For lighting professionals, the practical implication is that exposure does not depend solely on whether a product line overlaps with Signify's portfolio. The enforcement landscape is wider than the most visible litigant.
6½ . Where the Patents Are Coming From
This one is more context than crisis. The webinar's data on global LED patent ownership showed South Korean companies, led by Samsung and LG, continuing to dominate new filings. Chinese activity is increasing. U.S.-based patent ownership is comparatively flat. Signify and Lumileds were the Western names most frequently cited, with Signify ranking fifth overall in LED patents issued last year, at 63 grants.
For now, this is macro backdrop. But it is a reminder that the intellectual property shaping the LED industry was largely developed, filed, and held by companies headquartered outside North America, and that the enforcement campaigns flowing from that ownership are not going away.
For lighting people, the central message here was not especially subtle: the risk of LED patent litigation is broadening, the tools for fighting it are getting harder to use, and the companies most exposed may not yet realize it.

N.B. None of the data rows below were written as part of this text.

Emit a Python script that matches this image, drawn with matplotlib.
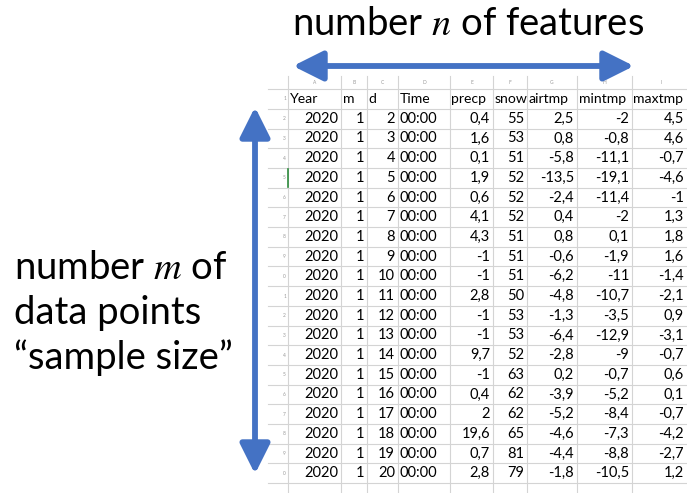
import matplotlib
matplotlib.use("Agg")
import matplotlib.pyplot as plt

# ---- data ----
headers = ["Year", "m", "d", "Time", "precp", "snow", "airtmp", "mintmp", "maxtmp"]
col_letters = ["A", "B", "C", "D", "E", "F", "G", "H", "I"]
year = [2020] * 19
month = [1] * 19
day = list(range(2, 21))
time_str = ["00:00"] * 19
precp = [0.4, 1.6, 0.1, 1.9, 0.6, 4.1, 4.3, -1, -1, 2.8, -1, -1, 9.7, -1, 0.4, 2, 19.6, 0.7, 2.8]
snow = [55, 53, 51, 52, 52, 52, 51, 51, 51, 50, 53, 53, 52, 63, 62, 62, 65, 81, 79]
airtmp = [2.5, 0.8, -5.8, -13.5, -2.4, 0.4, 0.8, -0.6, -6.2, -4.8, -1.3, -6.4, -2.8, 0.2, -3.9, -5.2, -4.6, -4.4, -1.8]
mintmp = [-2, -0.8, -11.1, -19.1, -11.4, -2, 0.1, -1.9, -11, -10.7, -3.5, -12.9, -9, -0.7, -5.2, -8.4, -7.3, -8.8, -10.5]
maxtmp = [4.5, 4.6, -0.7, -4.6, -1, 1.3, 1.8, 1.6, -1.4, -2.1, 0.9, -3.1, -0.7, 0.6, 0.1, -0.7, -4.2, -2.7, 1.2]

title_top = "number $n$ of features"
left_lines = ["number $m$ of", "data points", "\u201csample size\u201d"]

# ---- layout ----
W, H = 687, 493
col_edges = [288, 341, 367, 398, 450, 493, 527, 577, 632, 700]
rowhdr_left = 268
letter_top, letter_bot = 76, 89
row_h = 19.7
first_center = 99
blue = "#4472C4"
grid = "#d4d4d4"

fig = plt.figure(figsize=(W / 100, H / 100), dpi=100)
ax = fig.add_axes([0, 0, 1, 1])
ax.set_xlim(0, W)
ax.set_ylim(H, 0)
ax.axis("off")

font = "Lato"

def fmt(v):
    if isinstance(v, float):
        s = f"{v:g}"
    else:
        s = str(v)
    return s.replace(".", ",")

nrows = len(day) + 1  # header + data
# horizontal grid lines
edges_y = [letter_top, letter_bot] + [first_center - row_h / 2 + (i + 1) * row_h for i in range(nrows + 1)]
for yv in edges_y[1:]:
    ax.plot([rowhdr_left, W], [yv, yv], color=grid, lw=0.8, zorder=1)
# vertical grid lines
for xv in col_edges[:-1]:
    ax.plot([xv, xv], [letter_top, H], color=grid, lw=0.8, zorder=1)

# column letters
for j, L in enumerate(col_letters):
    xc = (col_edges[j] + col_edges[j + 1]) / 2 if j < 8 else (col_edges[j] + 687) / 2 + 2
    ax.text(xc, (letter_top + letter_bot) / 2, L, fontsize=3.5, color="#999999",
            ha="center", va="center", family=font)

# row numbers (cropped to last digit)
for i in range(nrows):
    yc = first_center + i * row_h
    ax.text(286, yc, str((i + 1) % 10), fontsize=3.5, color="#999999",
            ha="right", va="center", family=font)

# header row
for j, h in enumerate(headers):
    ax.text(col_edges[j] + 1.5, first_center, h, fontsize=10.1, ha="left", va="center",
            family=font, color="#000000")

cols = [year, month, day, time_str, precp, snow, airtmp, mintmp, maxtmp]
for i in range(len(day)):
    yc = first_center + (i + 1) * row_h
    for j, col in enumerate(cols):
        v = col[i]
        if j == 3:
            ax.text(col_edges[j] + 2, yc, v, fontsize=10.5, ha="left", va="center",
                    family=font, color="#000000")
        else:
            xr = col_edges[j + 1] - 3 if j < 8 else 684
            ax.text(xr, yc, fmt(v), fontsize=10.5, ha="right", va="center",
                    family=font, color="#000000")

# green cell cursor mark
yc5 = first_center + 4 * row_h
ax.plot([288, 288], [yc5 - 9, yc5 + 9], color="#2e8b3d", lw=1.2, zorder=3)

# arrows
ap = dict(arrowstyle="<|-|>,head_length=1.3,head_width=0.65", lw=4.2, color=blue,
          shrinkA=0, shrinkB=0, mutation_scale=14)
ax.annotate("", xy=(293, 66), xytext=(634, 66), arrowprops=ap)
ax.annotate("", xy=(255, 107), xytext=(255, 474), arrowprops=ap)

# texts
ax.text(468, 24, title_top, fontsize=27.5, ha="center", va="center", family=font,
        math_fontfamily="stix")
for k, line in enumerate(left_lines):
    ax.text(14, 268 + k * 45, line, fontsize=27.5, ha="left", va="center", family=font,
            math_fontfamily="stix")

fig.savefig("out.png", dpi=100)
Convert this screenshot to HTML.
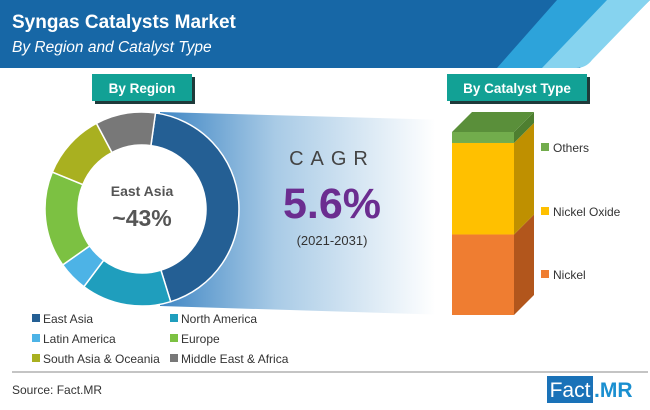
<!DOCTYPE html>
<html><head><meta charset="utf-8">
<style>
html,body{margin:0;padding:0;background:#fff;}
body{width:650px;height:405px;overflow:hidden;font-family:"Liberation Sans",sans-serif;}
</style></head>
<body>
<svg id="chart" width="650" height="405" viewBox="0 0 650 405" xmlns="http://www.w3.org/2000/svg">
<defs>
<linearGradient id="fan" x1="0" x2="1" y1="0" y2="0">
<stop offset="0" stop-color="#3f86c4"/>
<stop offset="0.4" stop-color="#a9cbe6"/>
<stop offset="0.95" stop-color="#ffffff"/>
</linearGradient>
</defs>
<g>
<rect x="0" y="0" width="650" height="68" fill="#1767a6"/>
<polygon points="650,0 650,68 580,68" fill="#fff"/>
<path d="M600,0 L650,0 L650,0 L592,60 Q586,68 576,68 L536,68 Z" fill="#86d3ef"/>
<polygon points="557,0 607,0 542,68 497,68" fill="#2da3da"/>
<text x="12" y="28" font-size="19" font-weight="bold" fill="#fff">Syngas Catalysts Market</text>
<text x="12" y="52" font-size="15.5" font-style="italic" fill="#fff">By Region and Catalyst Type</text>
</g>
<g>
<rect x="95" y="77" width="100" height="27" fill="#1f3a3a"/>
<rect x="92" y="74" width="100" height="27" fill="#12a195"/>
<text x="142" y="93" text-anchor="middle" font-size="13.5" font-weight="bold" fill="#fff">By Region</text>
</g>
<g>
<rect x="450" y="77" width="140" height="27" fill="#1f3a3a"/>
<rect x="447" y="74" width="140" height="27" fill="#12a195"/>
<text x="517" y="93" text-anchor="middle" font-size="13.5" font-weight="bold" fill="#fff">By Catalyst Type</text>
</g>
<polygon points="160,112 450,120 450,315 160,306" fill="url(#fan)"/>
<circle cx="142" cy="209" r="65" fill="#fff"/>
<g id="donut"></g>
<g>
<text x="142" y="196" text-anchor="middle" font-size="14" font-weight="bold" fill="#555">East Asia</text>
<text x="142" y="226" text-anchor="middle" font-size="23" font-weight="bold" fill="#555">~43%</text>
</g>
<g>
<text x="332" y="165" text-anchor="middle" font-size="20" letter-spacing="7" fill="#444">CAGR</text>
<text x="332" y="218" text-anchor="middle" font-size="43" font-weight="bold" fill="#6b2d90">5.6%</text>
<text x="332" y="245" text-anchor="middle" font-size="13" fill="#333">(2021-2031)</text>
</g>
<g id="bar"></g>
<g id="barlegend"></g>
<g id="legend"></g>
<line x1="12" y1="372" x2="648" y2="372" stroke="#888" stroke-width="1"/>
<text x="12" y="394" font-size="12" fill="#333">Source: Fact.MR</text>
<g>
<rect x="547" y="376" width="46" height="27" fill="#1a72b8"/>
<text x="570" y="397" text-anchor="middle" font-size="21" fill="#fff">Fact</text>
<text x="594" y="397" font-size="21" font-weight="bold" fill="#1a8fd0">.MR</text>
</g>
</svg>
<script>
const regions = ["East Asia","North America","Latin America","Europe","South Asia & Oceania","Middle East & Africa"];
const regionShares = [43,15,5,16,11,10];
const regionColors = ["#245f94","#1f9ebd","#4db3e6","#7cc142","#a9b020","#787878"];
const catalystTypes = ["Nickel","Nickel Oxide","Others"];
const catalystShares = [44,50,6];
const catalystFront = ["#ef7d31","#ffc000","#72ac4c"];
const catalystSide = ["#b2561c","#bf9000","#4e7f30"];

const NS="http://www.w3.org/2000/svg";
function mk(tag,attrs,parent){const e=document.createElementNS(NS,tag);for(const k in attrs)e.setAttribute(k,attrs[k]);parent.appendChild(e);return e;}

// donut
const cx=142,cy=209,R=97,r=64,start=8;
const total=regionShares.reduce((a,b)=>a+b,0);
function pt(rad,deg){const a=(deg-90)*Math.PI/180;return [cx+rad*Math.cos(a),cy+rad*Math.sin(a)];}
let ang=start;
const donut=document.getElementById('donut');
regionShares.forEach((v,i)=>{
  const sweep=v/total*360,a0=ang,a1=ang+sweep;ang=a1;
  const [x0,y0]=pt(R,a0),[x1,y1]=pt(R,a1),[x2,y2]=pt(r,a1),[x3,y3]=pt(r,a0);
  const lg=sweep>180?1:0;
  const p=mk('path',{d:`M${x0},${y0} A${R},${R} 0 ${lg} 1 ${x1},${y1} L${x2},${y2} A${r},${r} 0 ${lg} 0 ${x3},${y3} Z`,fill:regionColors[i],stroke:'#fff','stroke-width':1.5},donut);
  
  
});

// region legend
const leg=document.getElementById('legend');
regions.forEach((name,i)=>{
  const col=i%2,row=Math.floor(i/2);
  const x=col?170:32,y=319+row*20;
  const g=mk('g',{},leg);
  
  
  mk('rect',{x:x,y:y-5,width:8,height:8,fill:regionColors[i]},g);
  const t=mk('text',{x:x+11,y:y+4,'font-size':12,fill:'#333'},g);t.textContent=name;
});

// stacked bar
const bx=452,bw=62,bBottom=315,bH=183,dx=20,dy=20;
const legendY=[275,212,148];
const bar=document.getElementById('bar');
const ctotal=catalystShares.reduce((a,b)=>a+b,0);
let yb=bBottom;
catalystShares.forEach((v,i)=>{
  const h=v/ctotal*bH,yt=yb-h;
  const g=mk('g',{},bar);
  
  
  mk('rect',{x:bx,y:yt,width:bw,height:h,fill:catalystFront[i]},g);
  mk('polygon',{points:`${bx+bw},${yb} ${bx+bw+dx},${yb-dy} ${bx+bw+dx},${yt-dy} ${bx+bw},${yt}`,fill:catalystSide[i]},g);
  if(i===catalystShares.length-1){
    mk('polygon',{points:`${bx},${yt} ${bx+bw},${yt} ${bx+bw+dx},${yt-dy} ${bx+dx},${yt-dy}`,fill:'#5a8f3a'},g);
  }
  const ly=legendY[i];
  const lg=mk('g',{},document.getElementById('barlegend'));
  
  
  mk('rect',{x:541,y:ly-5,width:8,height:8,fill:catalystFront[i]},lg);
  const t=mk('text',{x:553,y:ly+4,'font-size':12,fill:'#333'},lg);t.textContent=catalystTypes[i];
  yb=yt;
});
</script>
</body></html>
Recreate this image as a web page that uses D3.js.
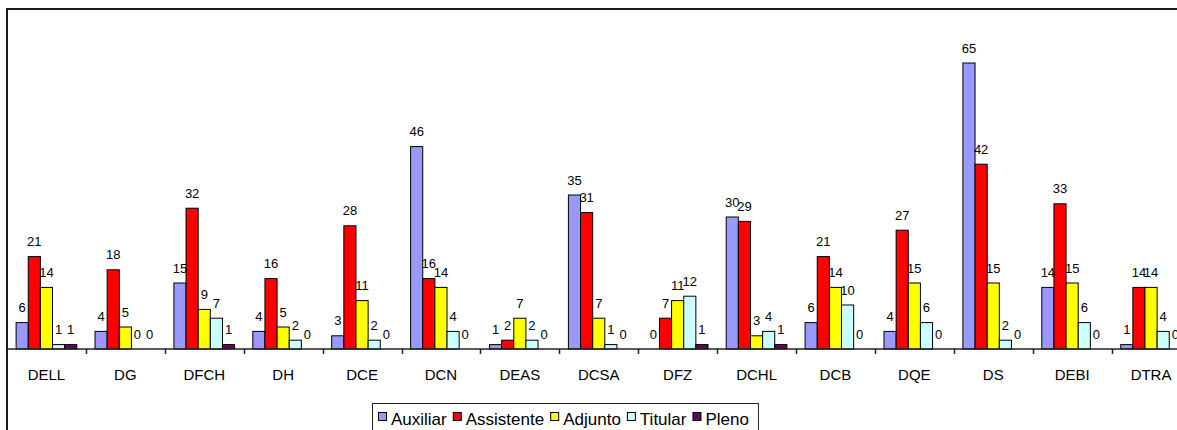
<!DOCTYPE html>
<html>
<head>
<meta charset="utf-8">
<script src="https://cdn.jsdelivr.net/npm/d3@7"></script>
<style>
    body { margin: 0; background: #fff; }
    svg { display: block; font-family: "Liberation Sans", Arial, sans-serif; }
</style>
</head>
<body>
<div id="chart"></div>
<script>
// categories (departments) and the count per professor class
var categories = ["DELL", "DG", "DFCH", "DH", "DCE", "DCN", "DEAS", "DCSA", "DFZ", "DCHL", "DCB", "DQE", "DS", "DEBI", "DTRA"];
var seriesNames = ["Auxiliar", "Assistente", "Adjunto", "Titular", "Pleno"];
var auxiliar = [6, 4, 15, 4, 3, 46, 1, 35, 0, 30, 6, 4, 65, 14, 1];
var assistente = [21, 18, 32, 16, 28, 16, 2, 31, 7, 29, 21, 27, 42, 33, 14];
var adjunto = [14, 5, 9, 5, 11, 14, 7, 7, 11, 3, 14, 15, 15, 15, 14];
var titular = [1, 0, 7, 2, 2, 4, 2, 1, 12, 4, 10, 6, 2, 6, 4];
var pleno = [1, 0, 1, 0, 0, 0, 0, 0, 1, 1, 0, 0, 0, 0, 0];
var seriesColors = ["#9999ff", "#ff0000", "#ffff00", "#ccffff", "#660066"];
var yMax = 70;

var seriesValues = [auxiliar, assistente, adjunto, titular, pleno];

var width = 1177, height = 430;
var step = 78.9;
var plotLeft = 7, baseline = 349, plotTop = 41;

var svg = d3.select("#chart")
    .append("svg")
    .attr("width", width)
    .attr("height", height);

// flatten to one object per bar
var bars = [];
for (var i = 0; i < categories.length; i++) {
    for (var j = 0; j < seriesNames.length; j++) {
        bars.push({
            cat: categories[i],
            series: seriesNames[j],
            value: seriesValues[j][i]
        });
    }
}

var x = d3.scaleBand()
    .domain(categories)
    .range([plotLeft, plotLeft + step * categories.length])
    .padding(0);

// excel gap width 150%
var barW = x.bandwidth() / 6.5;
var xSub = d3.scaleBand()
    .domain(seriesNames)
    .range([0.75 * barW, x.bandwidth() - 0.75 * barW])
    .padding(0);

var y = d3.scaleLinear()
    .domain([0, yMax])
    .range([baseline, plotTop]);

var color = d3.scaleOrdinal()
    .domain(seriesNames)
    .range(seriesColors);

// outer frame (right and bottom edges fall outside the picture)
svg.append("rect")
    .attr("x", 7)
    .attr("y", 9)
    .attr("width", 1400)
    .attr("height", 600)
    .attr("fill", "none")
    .attr("stroke", "#1a1a1a")
    .attr("stroke-width", 2);

// bars
svg.selectAll("rect.bar")
    .data(bars.filter(function (d) { return d.value > 0; }))
    .enter()
    .append("rect")
    .attr("class", "bar")
    .attr("x", function (d) { return x(d.cat) + xSub(d.series); })
    .attr("y", function (d) { return y(d.value); })
    .attr("width", xSub.bandwidth())
    .attr("height", function (d) { return baseline - y(d.value); })
    .attr("fill", function (d) { return color(d.series); })
    .attr("stroke", "#000")
    .attr("stroke-width", 1);

// value labels
svg.selectAll("text.val")
    .data(bars)
    .enter()
    .append("text")
    .attr("class", "val")
    .attr("x", function (d) { return x(d.cat) + xSub(d.series) + xSub.bandwidth() / 2; })
    .attr("y", function (d) { return y(d.value) - 10.5; })
    .attr("text-anchor", "middle")
    .attr("font-size", "13px")
    .attr("fill", "#000")
    .text(function (d) { return d.value; });

// category axis
var xaxis = svg.append("g")
    .attr("class", "x axis")
    .attr("transform", "translate(0," + baseline + ")")
    .call(d3.axisBottom(x).tickSize(0));

xaxis.select("path").remove();
xaxis.selectAll("text")
    .attr("y", 31)
    .attr("dy", 0)
    .attr("font-size", "15px")
    .attr("font-family", "Liberation Sans, Arial, sans-serif")
    .attr("fill", "#000");

xaxis.append("line")
    .attr("x1", plotLeft)
    .attr("x2", width + 20)
    .attr("y1", 0)
    .attr("y2", 0)
    .attr("stroke", "#222")
    .attr("stroke-width", 1.5);

// ticks between categories
xaxis.selectAll("line.sep")
    .data(categories.slice(1))
    .enter()
    .append("line")
    .attr("class", "sep")
    .attr("x1", function (d) { return Math.round(x(d)) + 0.5; })
    .attr("x2", function (d) { return Math.round(x(d)) + 0.5; })
    .attr("y1", 0)
    .attr("y2", 5)
    .attr("stroke", "#222")
    .attr("stroke-width", 1.5);

// legend
var legend = svg.append("g").attr("class", "legend");
var legendBox = legend.append("rect")
    .attr("x", 372.5)
    .attr("y", 403.5)
    .attr("height", 32)
    .attr("fill", "#fff")
    .attr("stroke", "#222")
    .attr("stroke-width", 1);

var lx = 378;
seriesNames.forEach(function (name, i) {
    legend.append("rect")
        .attr("x", lx + 0.5)
        .attr("y", 412.5)
        .attr("width", 8)
        .attr("height", 8)
        .attr("fill", seriesColors[i])
        .attr("stroke", "#000")
        .attr("stroke-width", 1);
    var t = legend.append("text")
        .attr("x", lx + 13)
        .attr("y", 425)
        .attr("font-size", "17px")
        .attr("fill", "#000")
        .text(name);
    lx = lx + 13 + t.node().getComputedTextLength() + 6;
});
legendBox.attr("width", lx - 372 + 3);
</script>
</body>
</html>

Radulescu has been tracking this corner of the industry for nine consecutive years, and his annual presentation has become one of the few places where manufacturers, importers, and brand owners can get a clear-eyed look at who is filing, who is being targeted, and what the numbers actually mean. The Signify versus Lepro trial was not a warning shot. It was a completed case with a clear outcome and a very large legal bill still pending. The next one may not announce itself in advance.